Felipe Moreno, March 11, 2013 - 12:35 pm UTC
Suppose you are tuning a single sql statement.
What if you flushed the buffer cache before and after each version of the statement?
SQL> alter system flush buffer_cache;
SQL>
-- original version
select case a.status
when 'A' then 'ACTIVE'
else 'INACTIVE'
end, b.*
from a, b
where a.id = b.id
and a.status in ('A', 'I');
SQL> alter system flush buffer_cache;
SQL>
--new version
select 'ACTIVE', b.*
from a, b
where a.id = b.id
and a.status = 'A'
union all
select 'INACTIVE', b.*
from a, b
where a.id = b.id
and a.status = 'I'
SQL> --compare elapsed times.
Would that still be misleading?
March 11, 2013 - 1:42 pm UTC
.. What if you flushed the buffer cache before and after each version of the statement?
..
In most cases - you'll have the most biased test on the planet.
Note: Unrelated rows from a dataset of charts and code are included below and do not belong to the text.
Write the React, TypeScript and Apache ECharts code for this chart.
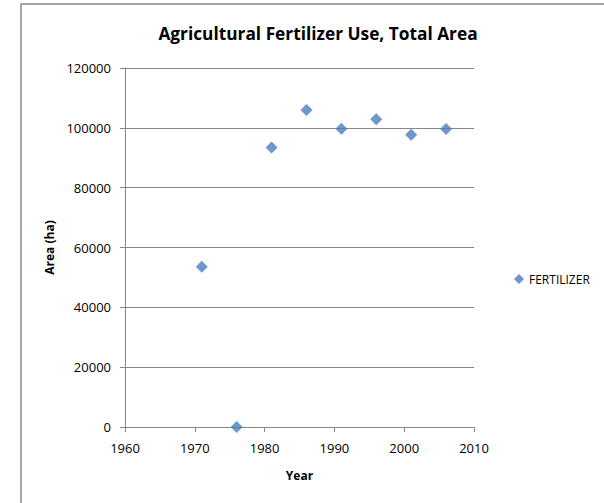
import React, { useEffect, useRef } from "react";
import * as echarts from "echarts";

const years = [1971, 1976, 1981, 1986, 1991, 1996, 2001, 2006];
const fertilizer = [53600, 0, 93400, 106000, 99700, 102900, 97700, 99600];
const seriesName = "FERTILIZER";
const titleText = "Agricultural Fertilizer Use, Total Area";

export default function App() {
  const ref = useRef<HTMLDivElement>(null);
  useEffect(() => {
    if (!ref.current) return;
    const chart = echarts.init(ref.current, null, { renderer: "svg" });
    const font = "'Open Sans', sans-serif";
    chart.setOption({
      animation: false,
      backgroundColor: "#ffffff",
      textStyle: { fontFamily: font },
      title: {
        text: titleText,
        left: 313,
        top: 20,
        textAlign: "center",
        textStyle: { fontFamily: font, fontWeight: "bold", fontSize: 17.3, color: "#000" },
      },
      legend: {
        data: [seriesName],
        left: 509,
        top: 268,
        orient: "vertical",
        itemWidth: 10,
        itemHeight: 10,
        itemGap: 4,
        textStyle: { fontFamily: font, fontSize: 12, color: "#000" },
      },
      grid: { left: 125, right: 130, top: 68, bottom: 76, containLabel: false },
      xAxis: {
        type: "value",
        min: 1960,
        max: 2010,
        interval: 10,
        name: "Year",
        nameLocation: "middle",
        nameGap: 42,
        nameTextStyle: { fontFamily: font, fontWeight: "bold", fontSize: 12, color: "#000" },
        axisLine: { show: true, onZero: false, lineStyle: { color: "#868686", width: 1 } },
        axisTick: { show: true, inside: false, length: 5, lineStyle: { color: "#868686" } },
        axisLabel: {
          fontFamily: font,
          fontSize: 13,
          color: "#000",
          margin: 14,
          formatter: (v: number) => String(v),
        },
        splitLine: { show: false },
      },
      yAxis: {
        type: "value",
        min: 0,
        max: 120000,
        interval: 20000,
        name: "Area (ha)",
        nameLocation: "middle",
        nameGap: 70,
        nameRotate: 90,
        nameTextStyle: { fontFamily: font, fontWeight: "bold", fontSize: 12, color: "#000" },
        axisLine: { show: true, lineStyle: { color: "#868686", width: 1 } },
        axisTick: { show: true, inside: false, length: 5, lineStyle: { color: "#868686" } },
        axisLabel: {
          fontFamily: font,
          fontSize: 13,
          color: "#000",
          margin: 14,
          formatter: (v: number) => String(v),
        },
        splitLine: { show: true, lineStyle: { color: "#868686", width: 1 } },
      },
      graphic: [
        {
          type: "rect",
          shape: { x: 21, y: 4, width: 700, height: 700 },
          style: { fill: "none", stroke: "#8a8a8a", lineWidth: 1.5 },
          silent: true,
          z: 100,
        },
      ],
      series: [
        {
          name: seriesName,
          type: "scatter",
          symbol: "diamond",
          symbolSize: 12,
          itemStyle: { color: "#4A7EBB" },
          data: years.map((y, i) => [y, fertilizer[i]]),
        },
      ],
    });
    return () => chart.dispose();
  }, []);
  return (
    <div
      ref={ref}
      style={{ position: "fixed", left: 0, top: 0, width: 604, height: 503 }}
    />
  );
}
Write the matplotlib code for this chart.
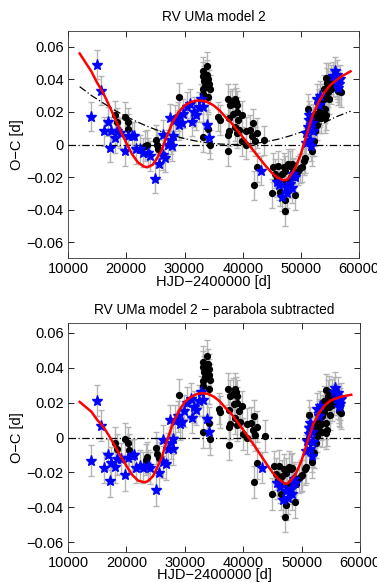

Many people use buffered file systems, a lot of them. When you flush the buffer cache, you flush the SGA, but not the OS file system cache. So the second query - while it appears to be doing the same physical IOs as the first - is doing "fake" physical IO's from the file system cache.
I call this the secondary SGA. search for that term on this site for more on that.
but that aside, go with query #1 above, I don't need to run that one :)
What does Oracle do when buffer reflushed?
Oracle fans, October 23, 2013 - 2:30 pm UTC
Tom,
It takes a long time to flush buffer. I wonder what Oracle is doing after the command; Does ORACLE try to
archive redo logs before flushing buffer?
Thanks for advance.
Oracle fans
November 01, 2013 - 8:47 pm UTC
It takes a long time to flush buffer.
why do you say that? It should take <5ms
or do you mean "flush the ENTIRE buffer cache", in which case - it could take 5ms * number of blocks needed to be written to disk.
flushing the buffer cache would cause you to wait for every block with a modification to be written out to disk. that would account for the vast majority of the time spent executing this command.